Licensing of Software Products of "Microsoft" in India by "HP Services" is not Taxable in India as Royalty u/s 9(1)(vi) and Article 12 of Indo US DTAA: ITAT [Read Order]
![Licensing of Software Products of Microsoft in India by HP Services is not Taxable in India as Royalty u/s 9(1)(vi) and Article 12 of Indo US DTAA: ITAT [Read Order] Licensing of Software Products of Microsoft in India by HP Services is not Taxable in India as Royalty u/s 9(1)(vi) and Article 12 of Indo US DTAA: ITAT [Read Order]](https://www.taxscan.in/wp-content/uploads/2023/10/Licensing-of-Software-Products-Software-Products-Microsoft-India-HP-Services-ITAT-taxscan.jpg)
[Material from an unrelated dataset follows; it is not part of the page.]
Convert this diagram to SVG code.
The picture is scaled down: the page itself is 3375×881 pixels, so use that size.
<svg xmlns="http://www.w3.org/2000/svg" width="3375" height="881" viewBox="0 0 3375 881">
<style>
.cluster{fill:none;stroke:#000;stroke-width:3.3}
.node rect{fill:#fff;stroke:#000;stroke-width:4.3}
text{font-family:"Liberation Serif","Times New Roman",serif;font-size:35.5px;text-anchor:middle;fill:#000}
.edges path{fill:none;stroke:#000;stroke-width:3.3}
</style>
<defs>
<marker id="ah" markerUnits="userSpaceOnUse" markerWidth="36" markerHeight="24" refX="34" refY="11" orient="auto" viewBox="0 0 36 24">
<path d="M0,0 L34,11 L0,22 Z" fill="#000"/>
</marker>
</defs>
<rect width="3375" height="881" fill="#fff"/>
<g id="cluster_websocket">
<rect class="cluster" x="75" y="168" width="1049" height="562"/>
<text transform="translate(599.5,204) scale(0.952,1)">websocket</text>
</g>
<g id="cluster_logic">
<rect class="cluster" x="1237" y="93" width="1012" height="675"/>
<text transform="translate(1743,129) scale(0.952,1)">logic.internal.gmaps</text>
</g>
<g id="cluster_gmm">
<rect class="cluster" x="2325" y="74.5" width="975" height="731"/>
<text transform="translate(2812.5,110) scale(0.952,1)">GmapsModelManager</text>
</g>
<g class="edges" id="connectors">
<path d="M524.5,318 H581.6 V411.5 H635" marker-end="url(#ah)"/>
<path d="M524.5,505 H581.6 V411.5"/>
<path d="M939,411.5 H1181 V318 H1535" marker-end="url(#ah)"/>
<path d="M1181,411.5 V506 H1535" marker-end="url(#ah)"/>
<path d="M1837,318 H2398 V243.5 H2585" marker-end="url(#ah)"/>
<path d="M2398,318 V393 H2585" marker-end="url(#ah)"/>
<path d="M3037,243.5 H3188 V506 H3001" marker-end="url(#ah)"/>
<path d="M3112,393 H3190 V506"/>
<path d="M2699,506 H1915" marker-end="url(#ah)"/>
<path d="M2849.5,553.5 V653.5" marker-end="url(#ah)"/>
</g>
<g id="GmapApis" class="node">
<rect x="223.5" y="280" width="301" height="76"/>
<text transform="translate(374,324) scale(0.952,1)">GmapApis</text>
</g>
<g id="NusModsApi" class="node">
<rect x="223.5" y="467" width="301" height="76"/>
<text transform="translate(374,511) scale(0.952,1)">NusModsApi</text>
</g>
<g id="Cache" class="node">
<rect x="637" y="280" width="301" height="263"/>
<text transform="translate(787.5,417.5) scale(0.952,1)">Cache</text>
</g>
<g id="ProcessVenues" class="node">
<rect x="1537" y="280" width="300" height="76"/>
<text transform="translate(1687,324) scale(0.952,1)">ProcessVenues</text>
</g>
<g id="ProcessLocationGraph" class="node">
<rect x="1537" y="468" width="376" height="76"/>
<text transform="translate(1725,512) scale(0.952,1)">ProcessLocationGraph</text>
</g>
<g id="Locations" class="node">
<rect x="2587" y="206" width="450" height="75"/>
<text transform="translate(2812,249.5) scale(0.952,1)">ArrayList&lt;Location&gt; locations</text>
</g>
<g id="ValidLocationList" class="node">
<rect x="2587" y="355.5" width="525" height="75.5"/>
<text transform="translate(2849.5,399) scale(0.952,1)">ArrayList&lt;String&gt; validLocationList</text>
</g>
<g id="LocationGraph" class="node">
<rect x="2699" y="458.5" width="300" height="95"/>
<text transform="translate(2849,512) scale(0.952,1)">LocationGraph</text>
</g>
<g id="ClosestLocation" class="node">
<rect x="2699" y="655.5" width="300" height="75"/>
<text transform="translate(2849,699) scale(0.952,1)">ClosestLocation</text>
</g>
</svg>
The Delhi bench of the Income Tax Appellate Tribunal (ITAT) held that the licensing of the software products of Microsoft in India by HP Services is not taxable in India as royalty under Section 9(1)(vi) of the Income Tax Act, 1961 and Article 12 of Indo US DTAA.
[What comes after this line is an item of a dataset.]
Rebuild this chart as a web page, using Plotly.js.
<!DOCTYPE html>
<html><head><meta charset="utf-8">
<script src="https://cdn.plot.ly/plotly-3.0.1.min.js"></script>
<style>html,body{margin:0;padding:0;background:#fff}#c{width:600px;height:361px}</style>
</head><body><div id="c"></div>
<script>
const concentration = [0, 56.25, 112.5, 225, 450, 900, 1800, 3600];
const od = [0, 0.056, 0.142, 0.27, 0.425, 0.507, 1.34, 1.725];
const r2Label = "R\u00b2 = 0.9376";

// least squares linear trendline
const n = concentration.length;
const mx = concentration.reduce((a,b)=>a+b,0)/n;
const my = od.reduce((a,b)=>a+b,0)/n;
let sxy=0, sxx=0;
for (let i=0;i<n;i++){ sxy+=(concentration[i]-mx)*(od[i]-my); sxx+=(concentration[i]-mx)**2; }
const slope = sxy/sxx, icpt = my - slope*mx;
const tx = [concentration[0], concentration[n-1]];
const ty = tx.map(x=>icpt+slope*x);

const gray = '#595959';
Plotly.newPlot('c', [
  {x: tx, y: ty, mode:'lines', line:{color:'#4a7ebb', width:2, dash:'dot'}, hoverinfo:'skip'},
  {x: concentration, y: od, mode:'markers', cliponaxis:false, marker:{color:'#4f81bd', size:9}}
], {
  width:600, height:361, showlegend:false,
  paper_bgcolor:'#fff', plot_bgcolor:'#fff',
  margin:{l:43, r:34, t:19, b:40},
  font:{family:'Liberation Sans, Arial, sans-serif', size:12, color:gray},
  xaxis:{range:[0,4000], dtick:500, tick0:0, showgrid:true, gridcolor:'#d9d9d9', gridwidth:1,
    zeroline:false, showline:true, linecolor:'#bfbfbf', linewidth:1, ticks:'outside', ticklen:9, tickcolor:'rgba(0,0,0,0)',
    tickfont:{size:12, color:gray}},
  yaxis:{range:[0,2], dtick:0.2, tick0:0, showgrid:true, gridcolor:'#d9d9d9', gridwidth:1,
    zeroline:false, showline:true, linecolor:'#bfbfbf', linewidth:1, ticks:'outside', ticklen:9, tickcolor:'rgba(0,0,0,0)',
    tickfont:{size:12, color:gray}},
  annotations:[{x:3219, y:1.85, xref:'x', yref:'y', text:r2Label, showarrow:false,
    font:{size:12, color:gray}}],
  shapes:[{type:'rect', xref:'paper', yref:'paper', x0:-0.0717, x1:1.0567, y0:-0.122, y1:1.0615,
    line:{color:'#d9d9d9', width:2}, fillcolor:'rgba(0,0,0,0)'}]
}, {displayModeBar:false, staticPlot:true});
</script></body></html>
The issue was with respect to the sale of off the shelf software considered as royalty. The issue was no more res integra as the quarrel has been settled by the Supreme Court in the case of Engineering Analysis Centre of Excellence Pvt Ltd 432 ITR 471, which has been followed by this Tribunal in the assessee’s own case.
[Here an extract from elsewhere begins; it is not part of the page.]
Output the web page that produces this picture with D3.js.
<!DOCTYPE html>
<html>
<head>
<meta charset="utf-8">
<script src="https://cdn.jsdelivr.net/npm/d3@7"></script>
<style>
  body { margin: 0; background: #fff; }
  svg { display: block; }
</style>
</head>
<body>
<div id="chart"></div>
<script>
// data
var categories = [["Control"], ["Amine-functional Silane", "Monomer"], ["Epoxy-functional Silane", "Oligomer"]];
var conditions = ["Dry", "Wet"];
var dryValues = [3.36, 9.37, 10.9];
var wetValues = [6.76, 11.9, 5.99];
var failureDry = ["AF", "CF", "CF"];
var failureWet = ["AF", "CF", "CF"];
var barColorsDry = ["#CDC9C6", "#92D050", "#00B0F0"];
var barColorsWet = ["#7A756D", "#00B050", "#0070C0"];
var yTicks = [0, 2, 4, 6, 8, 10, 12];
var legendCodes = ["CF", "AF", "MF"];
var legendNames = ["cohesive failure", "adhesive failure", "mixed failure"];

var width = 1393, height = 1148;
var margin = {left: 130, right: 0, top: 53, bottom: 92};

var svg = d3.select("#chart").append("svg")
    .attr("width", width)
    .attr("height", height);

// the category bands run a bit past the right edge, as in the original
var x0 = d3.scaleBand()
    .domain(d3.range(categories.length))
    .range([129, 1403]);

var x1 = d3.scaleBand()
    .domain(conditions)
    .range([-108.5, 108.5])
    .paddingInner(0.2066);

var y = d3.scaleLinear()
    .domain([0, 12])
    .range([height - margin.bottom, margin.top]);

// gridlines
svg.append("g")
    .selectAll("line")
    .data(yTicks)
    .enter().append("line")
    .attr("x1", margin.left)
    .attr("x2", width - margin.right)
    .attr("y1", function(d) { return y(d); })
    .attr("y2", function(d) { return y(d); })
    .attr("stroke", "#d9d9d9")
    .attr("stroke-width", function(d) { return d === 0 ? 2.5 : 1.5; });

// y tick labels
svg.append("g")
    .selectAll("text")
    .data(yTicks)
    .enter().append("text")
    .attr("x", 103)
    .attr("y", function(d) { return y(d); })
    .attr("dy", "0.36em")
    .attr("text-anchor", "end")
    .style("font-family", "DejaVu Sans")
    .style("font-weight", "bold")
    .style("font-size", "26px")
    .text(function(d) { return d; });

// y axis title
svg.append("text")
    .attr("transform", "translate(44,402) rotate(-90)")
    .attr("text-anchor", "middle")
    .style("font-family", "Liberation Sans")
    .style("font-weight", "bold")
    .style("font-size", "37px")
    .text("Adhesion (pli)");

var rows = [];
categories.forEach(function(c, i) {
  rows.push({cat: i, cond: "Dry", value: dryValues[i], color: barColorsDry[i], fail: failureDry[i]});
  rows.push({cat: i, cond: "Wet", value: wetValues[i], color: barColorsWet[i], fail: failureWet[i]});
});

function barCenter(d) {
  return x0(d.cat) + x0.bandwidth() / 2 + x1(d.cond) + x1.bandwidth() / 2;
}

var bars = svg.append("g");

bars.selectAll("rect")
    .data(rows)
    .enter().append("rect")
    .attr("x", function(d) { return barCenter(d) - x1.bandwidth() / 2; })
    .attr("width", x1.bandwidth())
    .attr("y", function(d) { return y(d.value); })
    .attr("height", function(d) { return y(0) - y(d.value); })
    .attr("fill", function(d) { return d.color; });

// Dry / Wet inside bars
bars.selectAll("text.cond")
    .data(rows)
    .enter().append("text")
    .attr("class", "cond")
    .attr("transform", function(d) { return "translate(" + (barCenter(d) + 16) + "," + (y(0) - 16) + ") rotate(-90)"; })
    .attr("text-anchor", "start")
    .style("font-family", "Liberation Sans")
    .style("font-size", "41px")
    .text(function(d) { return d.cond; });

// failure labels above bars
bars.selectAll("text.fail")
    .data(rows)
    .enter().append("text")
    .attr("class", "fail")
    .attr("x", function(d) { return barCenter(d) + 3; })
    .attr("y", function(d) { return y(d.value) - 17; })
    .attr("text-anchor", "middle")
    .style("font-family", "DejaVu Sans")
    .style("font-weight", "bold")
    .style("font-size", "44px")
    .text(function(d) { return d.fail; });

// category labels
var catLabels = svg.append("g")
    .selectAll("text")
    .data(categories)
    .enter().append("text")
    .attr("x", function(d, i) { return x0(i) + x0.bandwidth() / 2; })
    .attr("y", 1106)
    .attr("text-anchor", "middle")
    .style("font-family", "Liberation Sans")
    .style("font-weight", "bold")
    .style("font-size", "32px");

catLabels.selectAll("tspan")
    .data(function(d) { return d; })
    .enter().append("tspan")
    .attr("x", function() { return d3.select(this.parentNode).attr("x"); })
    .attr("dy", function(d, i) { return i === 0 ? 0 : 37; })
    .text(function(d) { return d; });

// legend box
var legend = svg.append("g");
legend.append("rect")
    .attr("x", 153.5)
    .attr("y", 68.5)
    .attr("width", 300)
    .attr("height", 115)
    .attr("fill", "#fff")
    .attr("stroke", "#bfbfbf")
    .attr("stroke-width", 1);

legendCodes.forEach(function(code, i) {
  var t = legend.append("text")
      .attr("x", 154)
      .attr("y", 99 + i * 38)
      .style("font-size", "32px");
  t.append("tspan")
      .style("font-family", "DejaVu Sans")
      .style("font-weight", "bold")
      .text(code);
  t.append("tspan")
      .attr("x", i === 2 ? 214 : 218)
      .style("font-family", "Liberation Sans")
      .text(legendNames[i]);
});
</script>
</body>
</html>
The Two-member bench comprising of Saktijit Dey (Vice-President) and N.K. Billaiya (Accountant Member) referring to the above mentioned case and the assessee’s own case held that the amounts paid by resident Indian end-users/distributors to non-resident computer software manufacturers/suppliers, as consideration for the resale/use of the computer software through EULAs/distribution agreements, is not the payment of royalty for the use of copyright in the computer software.
It would be pertinent to refer to the revenue from the sale of off the shelf software to two new companies which were not there in the earlier A.Ys, namely, Mphasis Finsource Ltd and Mphasis Software and Services [India] Limited. Since the ld. counsel for the assessee has fairly conceded that the revenue from these two companies are not covered by the agreement and the agreements are also not available, therefore, these companies may be taxed in the hands of the assessee as royalty.
Therefore, the Assessing Officer was directed to consider revenue from these two companies as royalty and tax as per the relevant provisions of the Income Tax Act.